Raj Sinha, managing director of SSE Enterprise Rail, said: “This project will be very challenging but we have the right people with the right skills at every level to deliver this type of specialist work. We look forward to supporting Network Rail and other stakeholders at Liverpool Street Station, building on the great reputation that our team of 15 years has already developed there.”

This successful tender award follows other recent contract wins for SSE Enterprise Rail, including the Tier 1 electrical works call-off contract for LNW route electrical framework (for both South and North areas) and the property minor works frameworks contract to March 2017.


  1. London Liverpool Street is a very good and well used railway station in Central London which has been opened since Great Eastern Railway built and opened the railway station in the City of London in 1874 which is about 142 years old since it first opened.

    London Liverpool Street is well used with passengers also can transfer from train to the London Underground-Central, Circle, Hammersmith & City and Metropolitan lines and also can transfer to TfL Rail (Crossrail-Elizabeth Line) and London Overground and also Liverpool Street provides good links to other major cities and towns in the Eastern Region (East of England) including Norwich, Cambridge, Chelmsford, Colchester, Ipswich, Southend-on-Sea, Clacton-on-Sea, Ely, King’s Linn and London’s 2 airports-London Southend Airport and London Stansted Airport (which has its own Stansted Express rail to air link service).

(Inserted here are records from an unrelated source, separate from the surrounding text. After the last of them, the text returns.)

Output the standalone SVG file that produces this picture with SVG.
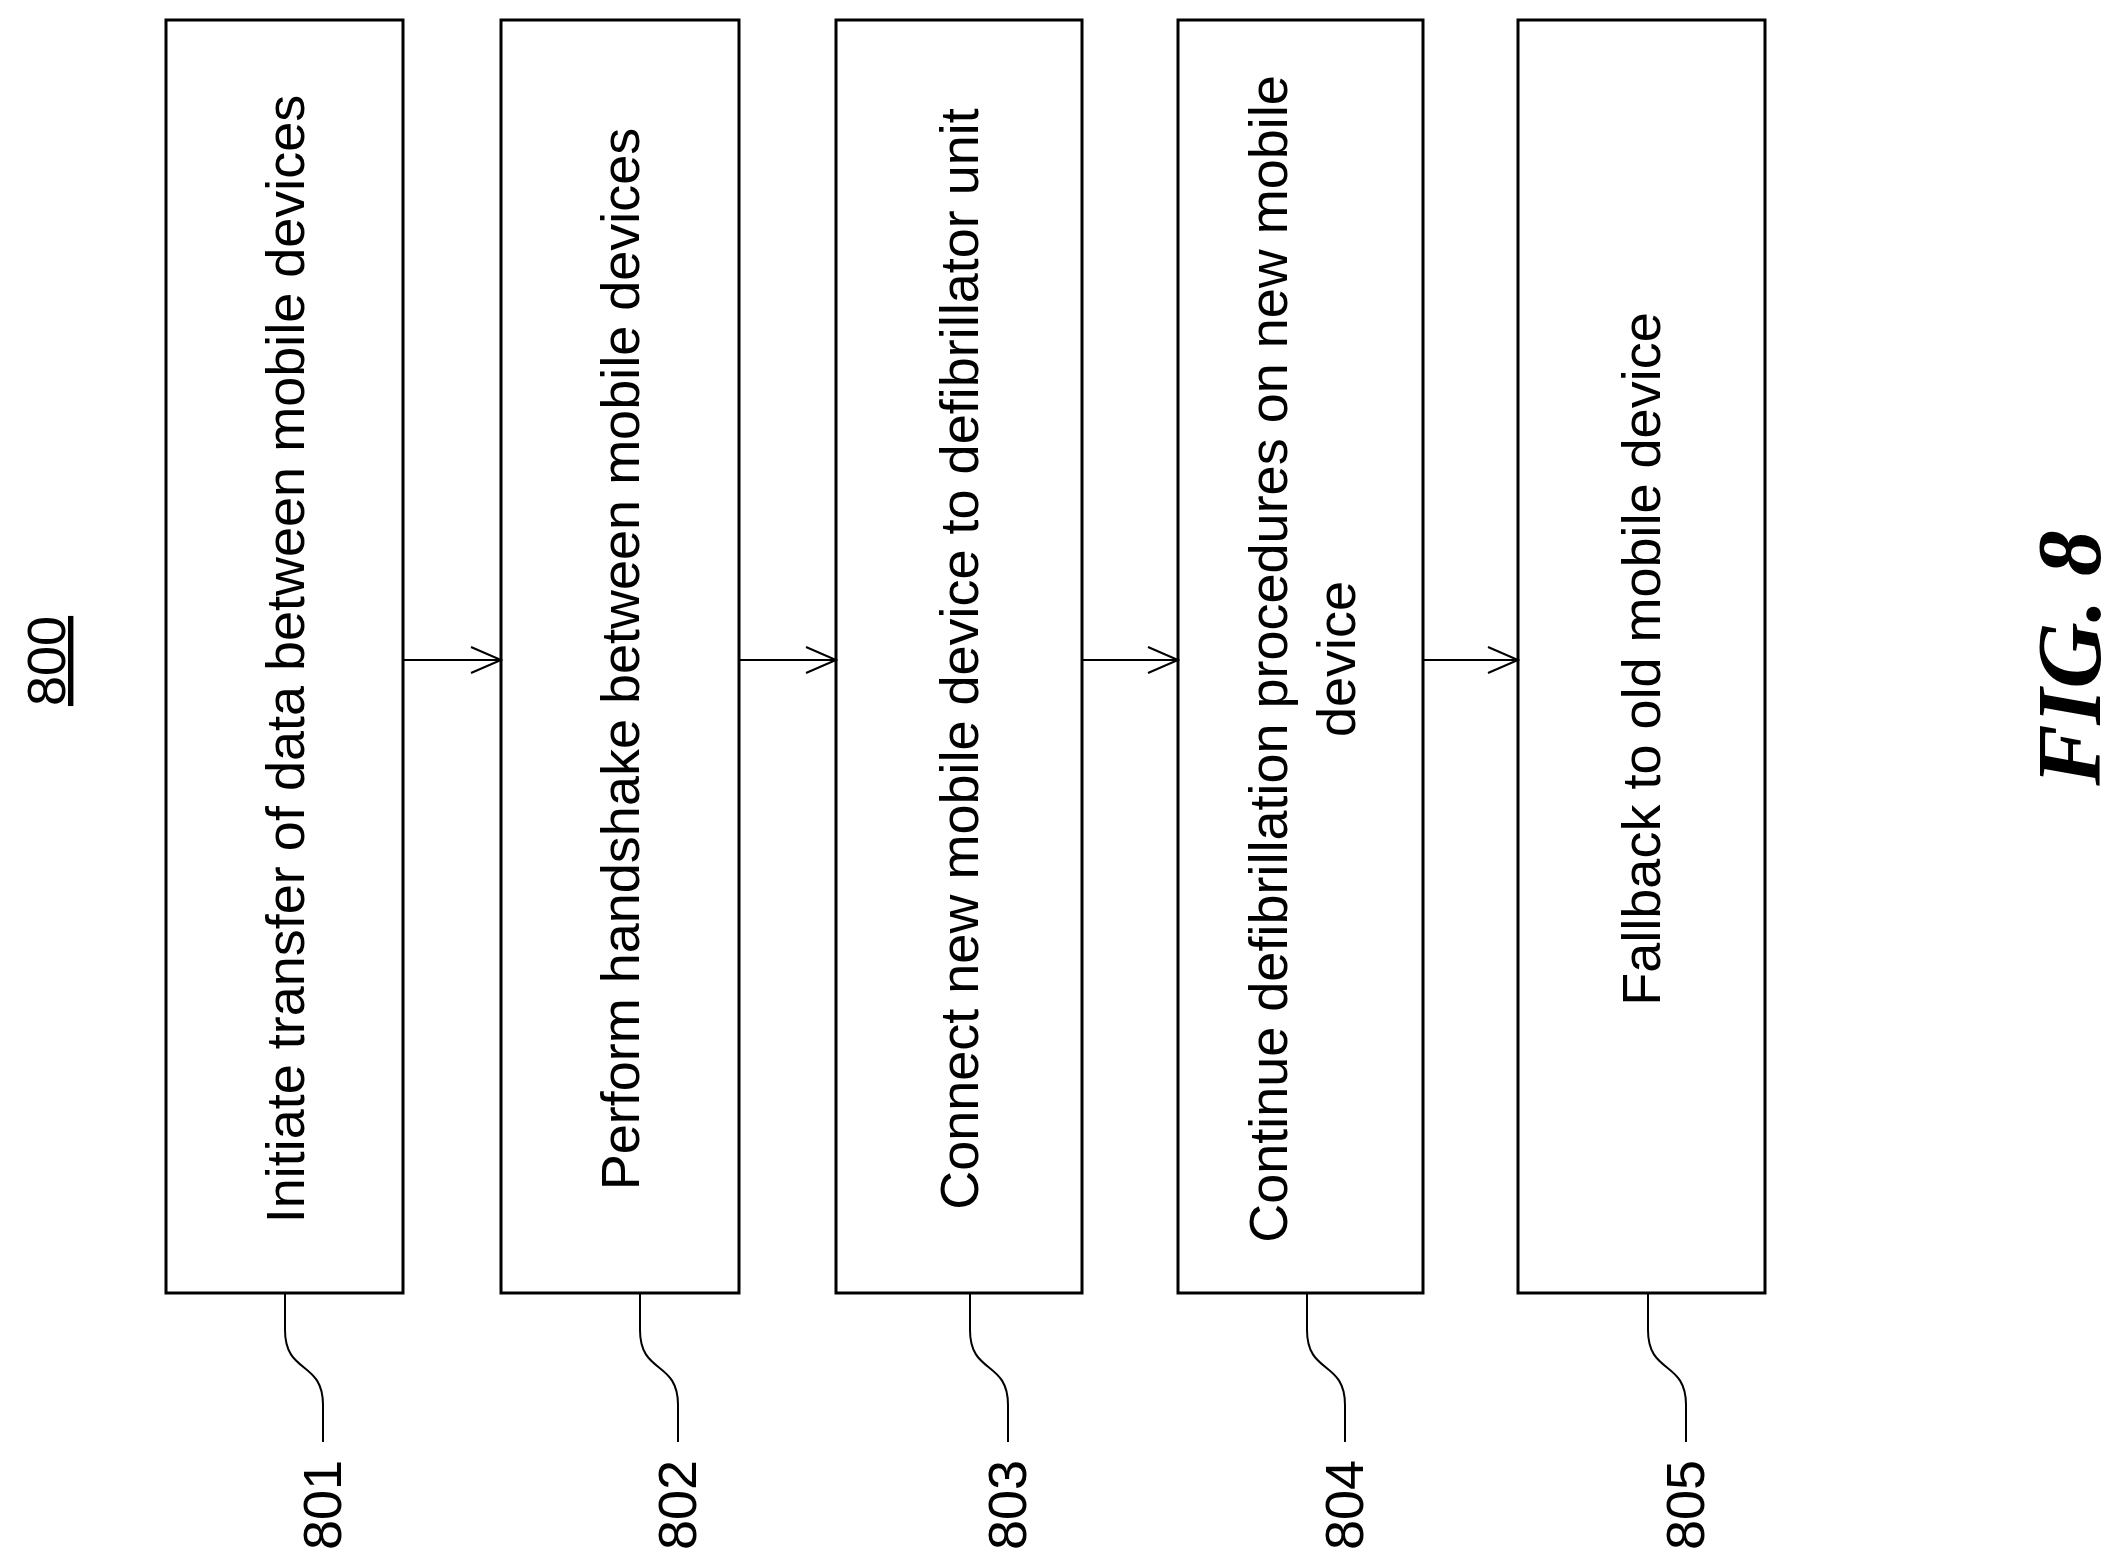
<svg xmlns="http://www.w3.org/2000/svg" width="2122" height="1563" viewBox="0 0 2122 1563">
<style>
.b{fill:#fff;stroke:#000;stroke-width:3}
.t{font-family:"Liberation Sans",Arial,sans-serif;font-size:54px;text-anchor:middle;fill:#000}
.c{fill:none;stroke:#000;stroke-width:2}
</style>
<defs><marker id="a" markerWidth="34" markerHeight="34" refX="32" refY="15" orient="auto" markerUnits="userSpaceOnUse"><path d="M2,2 L32,15 L2,28" fill="none" stroke="#000" stroke-width="2"/></marker></defs>
<rect width="2122" height="1563" fill="#fff"/>
<text class="t" transform="translate(65,661) rotate(-90)" text-decoration="underline">800</text>
<g id="n801"><rect class="b" x="166" y="20" width="237" height="1273"/><text class="t" transform="translate(304,659) rotate(-90)">Initiate transfer of data between mobile devices</text></g>
<g id="n802"><rect class="b" x="501" y="20" width="238" height="1273"/><text class="t" transform="translate(639,659) rotate(-90)">Perform handshake between mobile devices</text></g>
<g id="n803"><rect class="b" x="836" y="20" width="246" height="1273"/><text class="t" transform="translate(978,659) rotate(-90)">Connect new mobile device to defibrillator unit</text></g>
<g id="n804"><rect class="b" x="1178" y="20" width="245" height="1273"/><text class="t" transform="translate(1287,659) rotate(-90)">Continue defibrillation procedures on new mobile</text><text class="t" transform="translate(1355,659) rotate(-90)">device</text></g>
<g id="n805"><rect class="b" x="1518" y="20" width="247" height="1273"/><text class="t" transform="translate(1660,659) rotate(-90)">Fallback to old mobile device</text></g>
<g id="connectors">
<line class="c" x1="403" y1="660" x2="501" y2="660" marker-end="url(#a)"/>
<line class="c" x1="739" y1="660" x2="836" y2="660" marker-end="url(#a)"/>
<line class="c" x1="1082" y1="660" x2="1178" y2="660" marker-end="url(#a)"/>
<line class="c" x1="1423" y1="660" x2="1518" y2="660" marker-end="url(#a)"/>
</g>
<g id="leaders">
<path class="c" d="M285,1293 V1330 C285,1375 323,1360 323,1405 V1442"/>
<path class="c" d="M640,1293 V1330 C640,1375 678,1360 678,1405 V1442"/>
<path class="c" d="M970,1293 V1330 C970,1375 1008,1360 1008,1405 V1442"/>
<path class="c" d="M1307,1293 V1330 C1307,1375 1345,1360 1345,1405 V1442"/>
<path class="c" d="M1648,1293 V1330 C1648,1375 1686,1360 1686,1405 V1442"/>
</g>
<text class="t" transform="translate(341,1505) rotate(-90)">801</text>
<text class="t" transform="translate(696,1505) rotate(-90)">802</text>
<text class="t" transform="translate(1026,1505) rotate(-90)">803</text>
<text class="t" transform="translate(1363,1505) rotate(-90)">804</text>
<text class="t" transform="translate(1704,1505) rotate(-90)">805</text>
<text transform="translate(2100,658) rotate(-90)" font-family="Liberation Serif,serif" font-weight="bold" font-style="italic" font-size="92" text-anchor="middle">FIG. 8</text>
</svg>
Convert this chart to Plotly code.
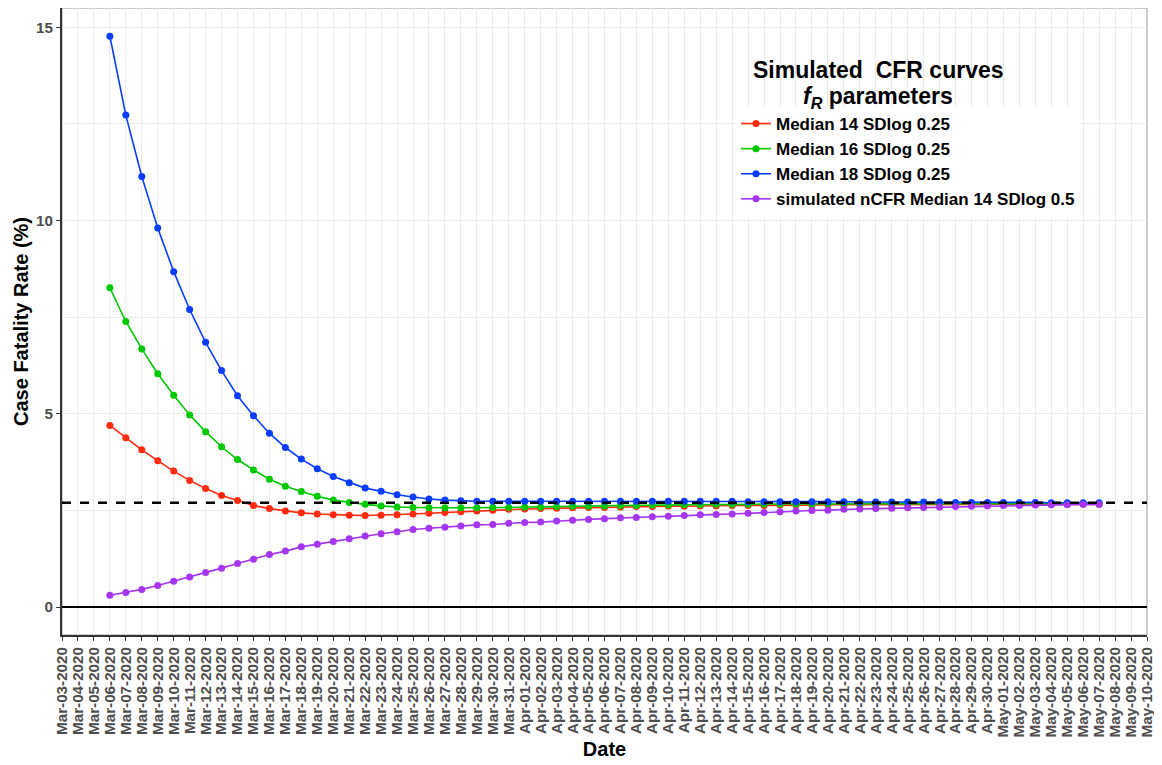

Plus TfL took over some of Abellio GA Metro routes on 31st May 2015 (last year) with TfL operates the London Overground Lea Valley metro services to Chingford via Clapton, Enfield Town via Edmonton Green and Cheshunt via Southbury and TfL Rail to Ilford, Romford and Shenfield which will soon become Elizabeth Line with a new Crossrail railway station just around the corner from the main Liverpool Street station and sometimes during early morning and late evening service-London Overground to Upminster via Romford is included if necessary but you have to use either TfL Rail train that goes to Shenfield or use Abellio GA train (either to Southend Victoria, Braintree or Colchester Town) to Romford and then change for London Overground train to Upminster. But if London Broad Street railway station which was right next door to Liverpool Street and Broad Street was still there today and still opened and well used by commuters and passengers then London Overground trains will use Broad Street to terminate and start or stop off from Broad Street to Dalston Junction, Highbury & Islington, Clapham Junction, West Croydon, New Cross Gate, New Cross and Crystal Palace and back to Broad Street as it would of been part of the London Overground East London Line extension if Broad Street was still there but sadly its not there no more since it closed on 30th June 1986 and was opened on 1 November 1865.

    But Shoreditch High Street station is just a few miles from Liverpool Street station in Shoreditch, East London.

    Plus c2c use London Liverpool Street on Sundays as London Fenchurch Street is closed on Sundays which operated to Basildon, Grays, Barking Southend Central, Shoeburyness, Tilbury and Chafford Hundred (Thurrock Lakeside) and also goes to Upminster.

    Plus Liverpool Street has its own bus station which most London buses use just outside the main station to different areas across Greater London.


  2. Most of this comment is superfluous, since likely readers will have used or indeed worked on the infrastructure. Why do you always feel the need to comment on such articles?